Thoroughly Stupid

By Brad Thomason, CPA

 

Oscar Wilde’s character Lord Henry Wotten had this to say in The Picture of Dorian Gray:

“Whenever a man does a thoroughly stupid thing, it is always from the noblest motives.”

 

In October the Department of Labor issued new guidance for pension fund managers, addressing the matter of investment selections made on the basis on nonfinancial factors. Specifically, the nonfinancial matters in focus are those which deal with an investee’s involvement in business activities which could have negative impacts on the environment and/or climate.

Some commentators have made a big deal out this development, speculating that it is the first move in a chess game designed to open managers up to charges that they breached their fiduciary responsibilities if they fail to consider such factors in investment selections. It is seen as a heavy-handed move to make investment managers act in ways which support the broader policies of the current administration.

Frankly, that wasn’t really my take away when reading through the explanation that DOL issued along with the new guidance. Seems to me that they are basically clarifying that they think it’s OK to use such considerations, and that they can even be primary consideration, if the pension manager believes that those factors are very important. It appears more a case of providing cover for those managers who want to do it, than a requirement that those who don’t want to have to anyway. The notice reiterates older language that in general, investing to support a cause is only OK if the support of the cause doesn’t come at the expense of investment returns. The focus, on the surface, still seems to be on making sure that pensioners get good returns, and that managers have the latitude to pursue them. But that said, I certainly can’t say that there isn’t a secret agenda buried beneath; nor that those who have asserted as much are wrong.

What I can tell you though is this: sometimes you have to decide which win you want, because you may not be in a position to get multiple benefits at the same time. If that’s the case you better know which one is the most important to pursue. If the activity under consideration is investing, then proper, risk-adjusted returns need to be the first, second and third concerns. Not crusades.

I grew up around boats, and my father has always maintained that there is no such thing as a perfect boat, because a boat is always an exercise in compromises. If you want something that can handle big seas while underway, it’s going to rock like crazy when you stop. And if it’s stable when stopped, then you can expect to get beat to death if you have to move quickly over choppy waters. Boats that are well rigged for fishing don’t make very good platforms for scuba diving, nor vice versa. And neither is particularly good if you want to stylishly transport well-dressed persons to a dinner party somewhere across the water.

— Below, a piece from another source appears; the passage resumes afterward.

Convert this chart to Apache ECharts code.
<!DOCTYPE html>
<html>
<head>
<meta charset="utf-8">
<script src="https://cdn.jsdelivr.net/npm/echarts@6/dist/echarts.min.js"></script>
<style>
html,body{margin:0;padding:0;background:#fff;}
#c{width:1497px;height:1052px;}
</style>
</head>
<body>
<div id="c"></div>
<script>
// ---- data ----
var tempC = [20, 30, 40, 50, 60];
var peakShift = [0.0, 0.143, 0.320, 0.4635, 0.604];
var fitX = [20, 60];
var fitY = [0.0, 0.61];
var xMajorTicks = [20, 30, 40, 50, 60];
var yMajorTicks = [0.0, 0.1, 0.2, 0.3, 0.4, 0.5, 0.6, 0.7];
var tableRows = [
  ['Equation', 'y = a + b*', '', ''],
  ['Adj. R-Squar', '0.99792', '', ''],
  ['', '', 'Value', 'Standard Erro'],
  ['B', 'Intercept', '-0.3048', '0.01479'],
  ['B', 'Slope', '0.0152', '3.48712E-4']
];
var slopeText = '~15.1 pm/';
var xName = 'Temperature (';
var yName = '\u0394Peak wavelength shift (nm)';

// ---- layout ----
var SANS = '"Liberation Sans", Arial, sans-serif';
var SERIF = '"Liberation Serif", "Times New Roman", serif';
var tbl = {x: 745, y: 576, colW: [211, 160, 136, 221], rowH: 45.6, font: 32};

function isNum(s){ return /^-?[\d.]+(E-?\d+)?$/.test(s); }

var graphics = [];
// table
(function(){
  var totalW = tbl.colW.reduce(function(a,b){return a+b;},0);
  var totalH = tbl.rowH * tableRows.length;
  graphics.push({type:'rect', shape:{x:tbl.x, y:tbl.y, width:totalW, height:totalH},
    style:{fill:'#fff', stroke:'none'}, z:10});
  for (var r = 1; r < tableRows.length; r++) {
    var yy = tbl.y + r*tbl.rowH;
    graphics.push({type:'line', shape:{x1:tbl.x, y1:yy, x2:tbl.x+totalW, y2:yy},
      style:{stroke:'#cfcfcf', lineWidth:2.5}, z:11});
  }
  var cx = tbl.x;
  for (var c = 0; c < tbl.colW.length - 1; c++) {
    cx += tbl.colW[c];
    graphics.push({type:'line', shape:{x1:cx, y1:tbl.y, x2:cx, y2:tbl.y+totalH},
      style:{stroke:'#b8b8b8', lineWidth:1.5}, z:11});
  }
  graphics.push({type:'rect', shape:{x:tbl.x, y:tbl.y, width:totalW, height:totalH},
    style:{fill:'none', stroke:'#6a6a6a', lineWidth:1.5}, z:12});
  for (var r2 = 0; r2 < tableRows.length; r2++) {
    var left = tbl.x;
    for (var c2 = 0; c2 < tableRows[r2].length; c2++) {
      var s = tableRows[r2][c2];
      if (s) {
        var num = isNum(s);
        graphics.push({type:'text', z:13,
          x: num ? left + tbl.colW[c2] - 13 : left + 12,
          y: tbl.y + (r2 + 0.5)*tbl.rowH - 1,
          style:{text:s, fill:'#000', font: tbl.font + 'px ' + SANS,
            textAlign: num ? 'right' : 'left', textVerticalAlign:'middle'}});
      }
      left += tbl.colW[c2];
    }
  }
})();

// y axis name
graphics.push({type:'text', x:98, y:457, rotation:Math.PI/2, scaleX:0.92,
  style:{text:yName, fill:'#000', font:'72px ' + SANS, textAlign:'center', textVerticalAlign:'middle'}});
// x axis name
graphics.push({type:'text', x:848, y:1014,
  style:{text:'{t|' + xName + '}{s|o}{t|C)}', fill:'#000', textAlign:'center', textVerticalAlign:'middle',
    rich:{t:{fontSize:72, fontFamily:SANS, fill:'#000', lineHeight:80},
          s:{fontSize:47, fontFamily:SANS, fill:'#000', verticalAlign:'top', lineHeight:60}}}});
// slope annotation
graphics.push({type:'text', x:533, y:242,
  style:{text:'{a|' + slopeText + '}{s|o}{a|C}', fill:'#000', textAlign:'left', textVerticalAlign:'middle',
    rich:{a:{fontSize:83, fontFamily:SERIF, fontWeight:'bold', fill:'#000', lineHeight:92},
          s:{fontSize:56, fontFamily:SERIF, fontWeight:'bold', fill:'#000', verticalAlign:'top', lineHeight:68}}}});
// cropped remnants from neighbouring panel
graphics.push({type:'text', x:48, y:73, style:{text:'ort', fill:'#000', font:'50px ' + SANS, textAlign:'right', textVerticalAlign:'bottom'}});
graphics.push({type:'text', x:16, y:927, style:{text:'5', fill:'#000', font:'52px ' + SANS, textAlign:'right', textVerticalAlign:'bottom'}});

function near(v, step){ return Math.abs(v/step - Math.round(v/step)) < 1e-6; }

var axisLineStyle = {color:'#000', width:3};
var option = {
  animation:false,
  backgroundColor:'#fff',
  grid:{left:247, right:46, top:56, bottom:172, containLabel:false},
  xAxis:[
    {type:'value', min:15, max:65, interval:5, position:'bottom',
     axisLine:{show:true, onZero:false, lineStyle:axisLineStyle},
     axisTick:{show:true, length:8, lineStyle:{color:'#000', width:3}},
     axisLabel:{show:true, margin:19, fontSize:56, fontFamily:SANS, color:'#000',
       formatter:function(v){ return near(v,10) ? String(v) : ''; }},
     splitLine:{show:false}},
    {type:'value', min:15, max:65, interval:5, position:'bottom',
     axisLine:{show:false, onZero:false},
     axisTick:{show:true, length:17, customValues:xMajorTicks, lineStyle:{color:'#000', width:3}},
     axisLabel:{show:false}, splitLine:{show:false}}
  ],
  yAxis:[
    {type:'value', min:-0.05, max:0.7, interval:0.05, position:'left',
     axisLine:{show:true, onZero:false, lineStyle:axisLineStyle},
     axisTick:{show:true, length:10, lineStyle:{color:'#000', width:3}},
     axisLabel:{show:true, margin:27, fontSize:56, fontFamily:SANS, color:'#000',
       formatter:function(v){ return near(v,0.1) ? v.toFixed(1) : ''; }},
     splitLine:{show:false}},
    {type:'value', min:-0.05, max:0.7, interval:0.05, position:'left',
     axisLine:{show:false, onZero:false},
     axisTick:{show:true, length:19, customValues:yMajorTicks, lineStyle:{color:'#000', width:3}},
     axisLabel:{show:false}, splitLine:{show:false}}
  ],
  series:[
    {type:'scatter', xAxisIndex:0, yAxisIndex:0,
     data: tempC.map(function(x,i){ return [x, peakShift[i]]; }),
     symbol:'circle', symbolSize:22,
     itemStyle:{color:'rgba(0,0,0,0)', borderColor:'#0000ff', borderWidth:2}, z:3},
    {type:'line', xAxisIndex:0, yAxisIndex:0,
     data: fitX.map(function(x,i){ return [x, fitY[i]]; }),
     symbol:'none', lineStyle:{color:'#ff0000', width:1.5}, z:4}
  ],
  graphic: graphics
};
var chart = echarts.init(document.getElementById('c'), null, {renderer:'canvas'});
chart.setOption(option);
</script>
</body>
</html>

Investing though can be a good bit more linear. The capital involved should do the financial job you need it to do. Full stop. Trying to make it have a higher purpose is often a means to guaranteeing that its core purpose is going to go undone. Where compromising in boats may be unavoidable, it is far more voluntary when it comes to investing.

The idea of values (as opposed to value) investing is not new. Whether you are against tobacco, deforestation, oppressive regimes or green house gas emissions, there’s no shortage of suppliers out there who will tie your investment returns to those beliefs. The DOL guidance from this fall updates a conversation which it started on this matter back in 1994. So this thesis has been out there for awhile. But plenty of bad ideas have long lives.

Proponents of these strategies usually highlight performance numbers from funds or managers that have had market-beating returns. Which on the surface seems like pretty compelling evidence that there’s something to it. But stop and consider that if you constructed 100 different investment portfolios via completely random stock selection, you would expect about half of them to beat the other half. Finding some that did well wouldn’t be hard; in fact it would be a near-certainty.

Values investing very much could be just another coin toss, writ large, with no way to really demonstrate that the values-based selection was the driver of the extra returns, or that it was simply chance. No sane person would claim that the occurrence of heads in a series of throws was a result of heads being the superior side of the coin. Crowing about selected returns in the values investing space may stand on no firmer ground.

Should we care about causes? Sure. Should we take action to support them? I think so. But the kinds of dividends we need from our investments are the monetary sort, not the feel-good sort. Despite a glut of available propaganda, there’s no proof that investment selection actually helps or hurts any cause one way or the other.

There is ample evidence, however, that investors often don’t achieve the returns they need from their portfolios. This underperformance can come from a lot of places. Voluntarily taking on another potential source of failure, by selecting assets based on criteria that have nothing to do with financial performance, seems like the kind of thing which could cause a person to wake up some morning and conclude that they had been thoroughly stupid.  Even if the motives are noble, that’s probably not something you really want to do.